BLOOMFIELD TOWNSHIP — The beans, tomatoes and peas planted last spring and tended throughout the summer by students at Star Center Elementary School are now making an appearance on their plates in the lunchroom this fall.

Jennifer Laffin, a fourth-grade teacher at the school, got the idea for the Happy Harvesters garden project when she heard a news story about the Farm to School Initiative, a nationwide program that connects schools with growers in their area in order to bring more fresh, nutritious food into school kitchens while supporting local farmers. Because she couldn’t find a Farm to School program in Walworth County, she asked school administrators at the school if they’d be willing to let her start a garden.

The project was a group effort. School custodians dug out a garden plot on the side of the school. Local companies and organizations donated supplies or money for such things as seeds. Laffin and fellow teacher Terrie Mess collaborated on activities to get students involved in the project. Other teachers and parents volunteered to help students care for the plants.

Ellen Leasure remembers hearing of one school in northern Wisconsin that not only has a garden, but processes the harvest for its kitchens.

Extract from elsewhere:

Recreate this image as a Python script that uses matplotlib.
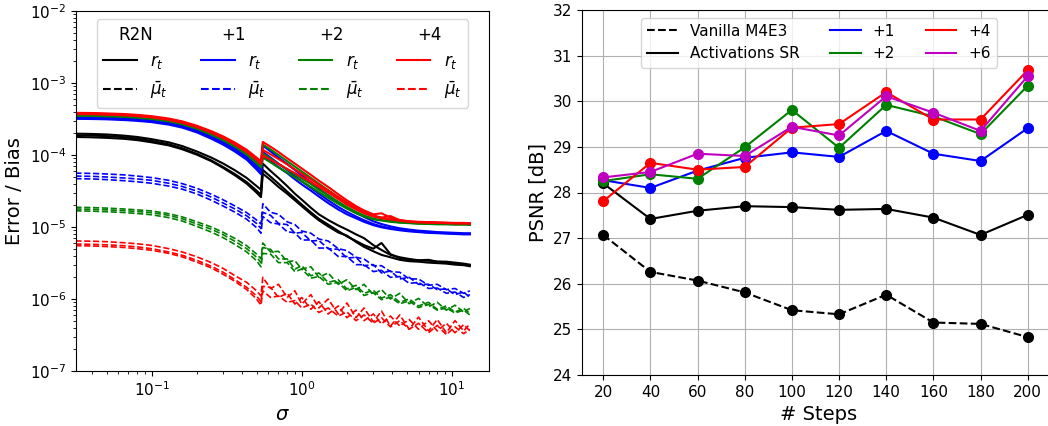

That kind of project, she said, is impractical for districts the size of the Elkhorn Area School District, for which she is food services supervisor.

But Leasure supports local growers. She had purchased apples from an area orchard when she worked for the East Troy School District, and wanted to continue that practice in Elkhorn. So, she regularly orders apples from the Apple Barn in Sugar Creek Township for the five schools in the district — at a savings of about $8 per order over another vendor the district uses.